以上這句話,絕不是一個玩笑,而是30年前中國男乒的現實。

1988年,許增才與江嘉良
1988年的漢城,乒乓球首次成為奧運會正式比賽項目,參賽的中國男單三將江嘉良、陳龍燦、許增才無一進入四強。一年後多特蒙德世乒賽,男團決賽中國隊遭瑞典隊5-0橫掃。該屆賽事中國男隊全線潰敗,男單、男雙、混雙三個單項均無緣決賽。
1991年日本千葉世乒賽,中國男隊2-3不敵捷克斯洛伐克無緣四強。接着又在排位賽中0-3慘敗於朝韓聯隊,僅戰勝魚腩加拿大獲得第7名,創下男團歷史最差戰績。同時,男單再次無緣決賽,男雙錯失金牌。
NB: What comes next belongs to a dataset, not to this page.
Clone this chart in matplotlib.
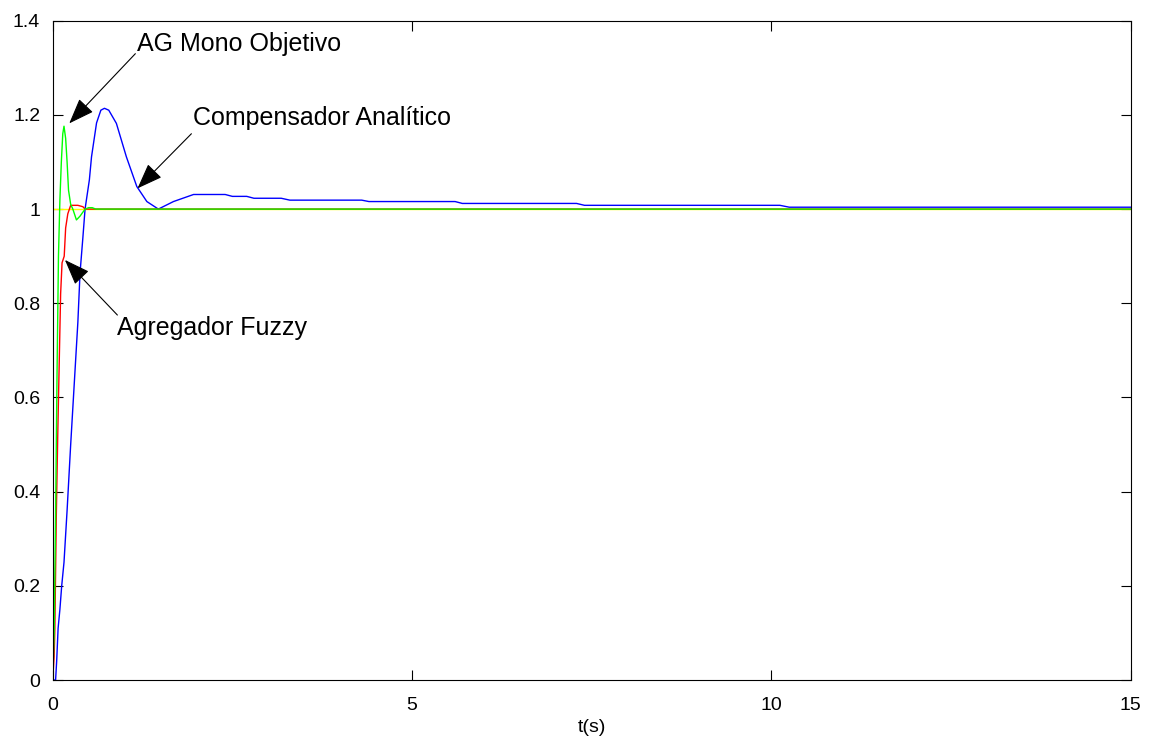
import matplotlib
matplotlib.use("Agg")
import matplotlib.pyplot as plt

# step responses
t_ref = [0, 15]
y_ref = [1, 1]

t_comp = [0, 0.04, 0.055, 0.075, 0.1, 0.125, 0.157, 0.2, 0.25, 0.3, 0.35, 0.38, 0.42,
          0.45, 0.51, 0.54, 0.61, 0.67, 0.72, 0.78, 0.886, 1.025, 1.17, 1.31, 1.47,
          1.68, 1.96, 2.4, 2.5, 2.7, 2.8, 3.18, 3.3, 4.3, 4.4, 5.6, 5.7, 7.29, 7.4,
          10.12, 10.25, 15]
y_comp = [0, 0, 0.04, 0.11, 0.15, 0.2, 0.25, 0.36, 0.5, 0.63, 0.76, 0.864, 0.94,
          1.0, 1.062, 1.111, 1.183, 1.21, 1.214, 1.21, 1.182, 1.111, 1.048, 1.016, 1.0,
          1.016, 1.031, 1.031, 1.027, 1.027, 1.023, 1.023, 1.019, 1.019, 1.016, 1.016,
          1.012, 1.012, 1.008, 1.008, 1.004, 1.004]

t_fuzzy = [0, 0.02, 0.03, 0.05, 0.07, 0.09, 0.11, 0.13, 0.16, 0.18, 0.21, 0.25, 0.35,
           0.42, 0.45, 15]
y_fuzzy = [0, 0.05, 0.11, 0.35, 0.52, 0.67, 0.82, 0.886, 0.9, 0.96, 0.99, 1.008,
           1.008, 1.005, 1.0, 1.0]

t_ag = [0, 0.02, 0.04, 0.06, 0.08, 0.1, 0.12, 0.14, 0.157, 0.18, 0.2, 0.22, 0.25,
        0.28, 0.33, 0.38, 0.45, 0.5, 0.55, 0.6, 15]
y_ag = [0, 0.1, 0.35, 0.65, 0.9, 1.02, 1.1, 1.16, 1.176, 1.15, 1.1, 1.04, 1.01, 1.0,
        0.977, 0.985, 1.0, 1.003, 1.003, 1.0, 1.0]

xticks = [0, 5, 10, 15]
yticks = [0, 0.2, 0.4, 0.6, 0.8, 1, 1.2, 1.4]
ytick_labels = ["0", "0.2", "0.4", "0.6", "0.8", "1", "1.2", "1.4"]

plt.rcParams['font.family'] = ['Liberation Sans', 'DejaVu Sans']

fig = plt.figure(figsize=(11.51, 7.45), dpi=100)
ax = fig.add_axes([0.0458, 0.0872, 0.9365, 0.885])

ax.plot(t_ref, y_ref, color="#ffff00", lw=1)
ax.plot(t_comp, y_comp, color="#0000ff", lw=1)
ax.plot(t_fuzzy, y_fuzzy, color="#ff0000", lw=1)
ax.plot(t_ag, y_ag, color="#00ff00", lw=1)

ax.set_xlim(0, 15)
ax.set_ylim(0, 1.4)
ax.set_xticks(xticks)
ax.set_xticklabels([str(v) for v in xticks])
ax.set_yticks(yticks)
ax.set_yticklabels(ytick_labels)
ax.tick_params(direction="in", length=7, width=0.8, top=True, right=True,
               labelsize=14)
ax.tick_params(axis="x", pad=12)
ax.tick_params(axis="y", pad=9)
for s in ax.spines.values():
    s.set_linewidth(0.8)
ax.set_xlabel("t(s)", fontsize=14, labelpad=4)

# annotations with arrows
arrow = dict(arrowstyle="-|>,head_length=0.8,head_width=0.3", color="black",
             lw=0.8, mutation_scale=20, shrinkA=0, shrinkB=0)
ax.annotate("", xy=(0.23, 1.182), xytext=(1.15, 1.33), arrowprops=arrow)
ax.text(1.17, 1.351, "AG Mono Objetivo", fontsize=18, ha="left", va="center")

ax.annotate("", xy=(1.18, 1.044), xytext=(1.93, 1.16), arrowprops=arrow)
ax.text(1.95, 1.193, "Compensador Analítico", fontsize=18, ha="left", va="center")

ax.annotate("", xy=(0.17, 0.892), xytext=(0.9, 0.775), arrowprops=arrow)
ax.text(0.9, 0.747, "Agregador Fuzzy", fontsize=18, ha="left", va="center")

fig.savefig("out.png", dpi=100)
“兩年前多特蒙德,0-5好歹輸的是瑞典是瓦爾德內(爾);現在可好在千葉,敢輸捷克(接下來沒人輸啦),臉都不要!”
危難之際,蔡振華臨危受命接過教鞭。

蔡振華
球員時代的蔡振華,曾是1981年和1983年中國奪得斯韋思林杯(世乒賽男團冠軍獎盃)的主力成員。退役後的蔡振華,於1985年攜妻子黃勝前往意大利作為公派教練。在此執教的三年半時間內,他將原本實力羸弱的意大利隊,帶到了世乒賽男團第7名的新高度。
1989年8月,受中國國家隊的邀請,蔡振華帶着懷孕的妻子返回了北京。1991年千葉世乒賽遭遇滑鐵盧後,男隊主帥郗恩庭辭職,蔡振華接任。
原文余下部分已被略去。